Adversary is a state actor. State actors are the best funded and most sophisticated attackers. They are the highest known threat and have the ability to execute all known attacks. Their well funded operations allow them to pursue goals over long periods of time, relying on subversion, false flags, insider threats via planting moles, compromise of hardware supply and software supply chains, the use of advanced non-commercially available cyber-warfare tools, combining many 0day vulnerabilities to construct highly effective exploit chain. This level of adversary demands the highest known standards of security, which is typically upheld only by the most sophisticated companies and the military.

#### Attacks

* Tamper with the supply chain of any single hardware/firmware component

* Quickly and covertly relocate any device to a lab environment, complete attacks within a short time period, and return the device to its original location

* Use sophisticated [side channel attacks](side-channel-attacks.md) for exfiltrating data, cryptographic material being a high risk target

* Non-deterministic encryption/signatures/data

* Differential Fault Analysis (DFA)

* Data remanence

### Requirements

* All signing systems:

  * MUST have dual implementations of all policy enforcement and signing logic

  * MUST use two or more unrelated hardware supply chains for generating cryptographic material

    * Example: Rust on RISC-V Linux on an FPGA vs C on PPC Gemalto enclave

  * MUST return deterministic results

    * Results are only exported for chain broadcast if identical

  * MUST be stored in near zero emissions vaults a single user can't open

    * See: NSA TEMPEST

  * MUST ensure that individuals are scanned for devices before entering the vault

  * MUST only communicate with outside world via fiber optic serial terminal
    - [ ] TODO do we even want this in the facility?
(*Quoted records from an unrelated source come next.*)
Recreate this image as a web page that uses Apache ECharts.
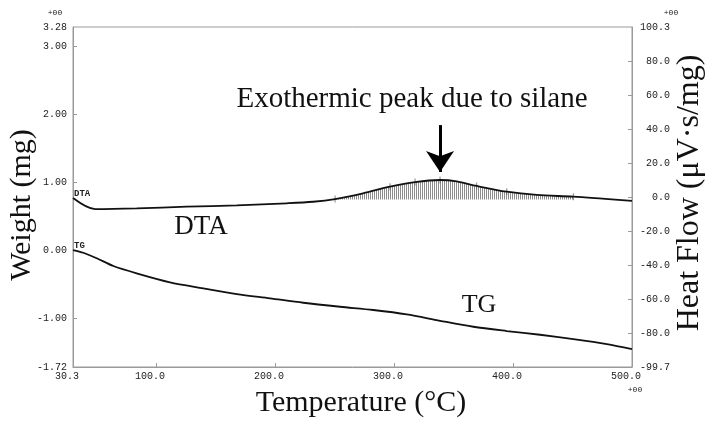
<!DOCTYPE html>
<html><head><meta charset="utf-8">
<script src="https://cdn.jsdelivr.net/npm/echarts@6/dist/echarts.min.js"></script>
<style>html,body{margin:0;padding:0;background:#fff}#c{width:709px;height:430px}</style>
</head><body><div id="c"></div>
<script>
// ---- data ----
const dtaTemp  = [30.3, 48.8, 83.8, 125.8, 167.9, 209.9, 232.0, 250.5, 274.0, 296.7, 317.7, 338.7, 352.7, 369.5, 394.8, 419.9, 450.7, 475.0, 500.0];
const dtaValue = [-0.3, -6.8, -6.4, -5.4, -4.6, -3.4, -2.5, -0.9, 2.5, 6.4, 9.1, 10.3, 9.5, 6.8, 3.4, 1.5, 0.5, -0.7, -2.0];
const tgTemp   = [30.3, 39.0, 50.2, 64.2, 83.8, 111.8, 139.8, 167.9, 195.8, 223.8, 254.7, 282.6, 310.7, 338.7, 366.7, 394.8, 422.7, 450.7, 478.8, 500.0];
const tgValue  = [0.00, -0.04, -0.12, -0.235, -0.343, -0.475, -0.563, -0.647, -0.710, -0.775, -0.834, -0.882, -0.946, -1.040, -1.128, -1.191, -1.246, -1.309, -1.382, -1.456];
const xTicks      = [30.3, 100, 200, 300, 400, 500];
const weightTicks = [-1.72, -1, 0, 1, 2, 3, 3.28];
const heatTicks   = [-99.7, -80, -60, -40, -20, 0, 20, 40, 60, 80, 100.3];
const peakStart = 250, peakEnd = 451;     // integrated exothermic peak range (°C)
const peakBase = -1.2;                    // peak baseline (µV·s/mg)
const peakMarkTemps = [250.5, 296.7, 317.7, 338.7, 369.5, 394.8, 450.7];
const arrowTemp = 338.7, arrowFrom = 42.6, arrowTo = 15;

// ---- build ----
const dtaData = dtaTemp.map((t, i) => [t, dtaValue[i]]);
const tgData = tgTemp.map((t, i) => [t, tgValue[i]]);
const peakData = dtaData.filter(d => d[0] >= peakStart && d[0] <= peakEnd);
const peakMarks = peakMarkTemps.map(t => [t, dtaValue[dtaTemp.indexOf(t)]]);

const pc = document.createElement('canvas'); pc.width = 2; pc.height = 2;
const pctx = pc.getContext('2d');
pctx.fillStyle = '#ffffff'; pctx.fillRect(0, 0, 2, 2);
pctx.fillStyle = '#8c8c8c'; pctx.fillRect(0, 0, 1, 2);

const tickFont = 'Liberation Mono';
const serif = '"Liberation Serif", "DejaVu Serif", serif';
const axisGray = '#9a9a9a';

const chart = echarts.init(document.getElementById('c'), null, {renderer: 'canvas'});
chart.setOption({
  animation: false,
  backgroundColor: '#ffffff',
  grid: {left: 73, right: 77, top: 27, bottom: 63, show: true, borderColor: axisGray, borderWidth: 1},
  xAxis: {
    type: 'value', min: 30.3, max: 500,
    axisLine: {show: true, onZero: false, lineStyle: {color: axisGray}},
    axisTick: {show: true, inside: true, length: 4, customValues: xTicks.slice(1, -1), lineStyle: {color: axisGray}},
    axisLabel: {customValues: xTicks, formatter: v => v.toFixed(1), fontFamily: tickFont, fontSize: 10, color: '#222', margin: 4, padding: [0, 12, 0, 0]},
    splitLine: {show: false}
  },
  yAxis: [{
    type: 'value', min: -1.72, max: 3.28, position: 'left',
    axisLine: {show: true, onZero: false, lineStyle: {color: axisGray}},
    axisTick: {show: true, inside: true, length: 4, customValues: weightTicks.slice(1, -1), lineStyle: {color: axisGray}},
    axisLabel: {customValues: weightTicks, formatter: v => v.toFixed(2), fontFamily: tickFont, fontSize: 10, color: '#222', margin: 6},
    splitLine: {show: false}
  }, {
    type: 'value', min: -99.7, max: 100.3, position: 'right',
    axisLine: {show: true, onZero: false, lineStyle: {color: axisGray}},
    axisTick: {show: true, inside: true, length: 4, customValues: heatTicks.slice(1, -1), lineStyle: {color: axisGray}},
    axisLabel: {customValues: heatTicks, formatter: v => v.toFixed(1), fontFamily: tickFont, fontSize: 10, color: '#222', margin: 38, align: 'right'},
    splitLine: {show: false}
  }],
  series: [{
    name: 'peak', type: 'line', yAxisIndex: 1, data: peakData, smooth: 0.3,
    symbol: 'none', lineStyle: {width: 0}, silent: true,
    areaStyle: {color: {image: pc, repeat: 'repeat'}, opacity: 1, origin: peakBase},
    z: 1
  }, {
    name: 'DTA', type: 'line', yAxisIndex: 1, data: dtaData, smooth: 0.3,
    symbol: 'none', lineStyle: {color: '#111', width: 1.8}, silent: true, z: 3,
    markLine: {
      silent: true, symbol: ['none', 'arrow'], symbolSize: 21,
      lineStyle: {color: '#000', width: 3, type: 'solid'}, label: {show: false},
      data: [[{coord: [arrowTemp, arrowFrom]}, {coord: [arrowTemp, arrowTo]}]]
    }
  }, {
    name: 'marks', type: 'scatter', yAxisIndex: 1, data: peakMarks, symbol: 'rect', symbolSize: [1, 7],
    itemStyle: {color: '#666'}, silent: true, z: 2
  }, {
    name: 'TG', type: 'line', yAxisIndex: 0, data: tgData, smooth: 0.3,
    symbol: 'none', lineStyle: {color: '#111', width: 1.8}, silent: true, z: 3
  }],
  graphic: [
    {type: 'text', x: 55, y: 13, style: {text: '+00', font: '8px ' + tickFont, fill: '#222', align: 'center', verticalAlign: 'middle'}},
    {type: 'text', x: 671, y: 13, style: {text: '+00', font: '8px ' + tickFont, fill: '#222', align: 'center', verticalAlign: 'middle'}},
    {type: 'text', x: 635, y: 390, style: {text: '+00', font: '8px ' + tickFont, fill: '#222', align: 'center', verticalAlign: 'middle'}},
    {type: 'text', x: 74, y: 194, style: {text: 'DTA', font: 'bold 9px ' + tickFont, fill: '#222', align: 'left', verticalAlign: 'middle'}},
    {type: 'text', x: 74, y: 246, style: {text: 'TG', font: 'bold 9px ' + tickFont, fill: '#222', align: 'left', verticalAlign: 'middle'}},
    {type: 'text', x: 201, y: 227, style: {text: 'DTA', font: '27px ' + serif, fill: '#111', align: 'center', verticalAlign: 'middle'}},
    {type: 'text', x: 479, y: 305, style: {text: 'TG', font: '26px ' + serif, fill: '#111', align: 'center', verticalAlign: 'middle'}},
    {type: 'text', x: 412, y: 99, style: {text: 'Exothermic peak due to silane', font: '29px ' + serif, fill: '#111', align: 'center', verticalAlign: 'middle'}},
    {type: 'text', x: 22, y: 205, rotation: Math.PI / 2, style: {text: 'Weight (mg)', font: '30px ' + serif, fill: '#111', align: 'center', verticalAlign: 'middle'}},
    {type: 'text', x: 690, y: 193, rotation: Math.PI / 2, style: {text: 'Heat Flow (μV·s/mg)', font: '32px ' + serif, fill: '#111', align: 'center', verticalAlign: 'middle'}},
    {type: 'text', x: 361, y: 403, style: {text: 'Temperature (°C)', font: '30px ' + serif, fill: '#111', align: 'center', verticalAlign: 'middle'}}
  ]
});
</script></body></html>
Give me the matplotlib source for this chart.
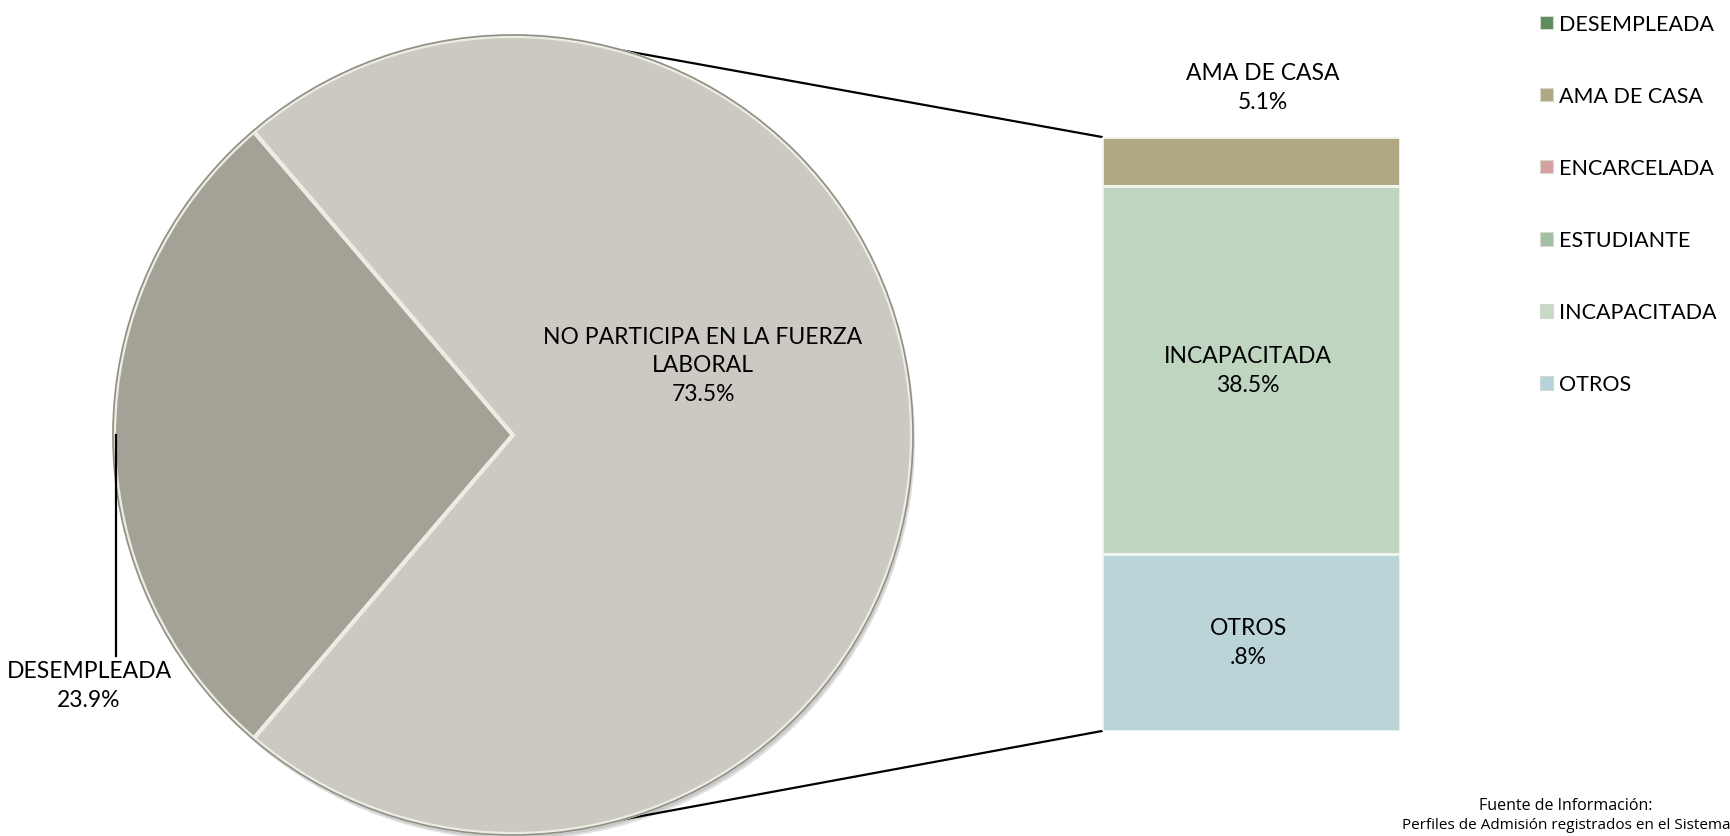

  * MUST be housed in Class III bank vault or better

  * MUST have constant environment deviation monitoring

    * Thermal, Acoustic, Air quality, Optical

  * MUST destroy key material on significant environment deviations

    * TODO: methods for doing this

  * MUST be accessible physically with cooperative physical access

    * MAY use FF-L-2740B or better locks with dual pin enforcement

    * MAY use dual biometric enforcement to get near area and disarm security

## Additional Threat Model Notes

### Smart Cards

The Operator Smart Card uses the default PIN because it is meant to be something
a user "has", rather than "knows". On the other hand, the Location Smart Card
is protected by a complex PIN, which can only be decrypted using the PGP keys
stored on the Operator Smart Card. This is done in order to protect the access
to the Location key by anyone except the Operator, but also to allow for adding
controls which require more than one individual to access a Location Smart Card.
In this way, there is an additional "quorum" which needs to be achieved to
access the Location key - more on this in the [Location](locations.md) section.

The Smart Cards are used as they are an HSM (Hardware Security Module) which
provides excellent protection for the cryptographic material stored on it, and
they are portable, which makes them suitable for creating systems where the
cards are in separate physical locations, and need to be brought together in
order to re-assemble secret material.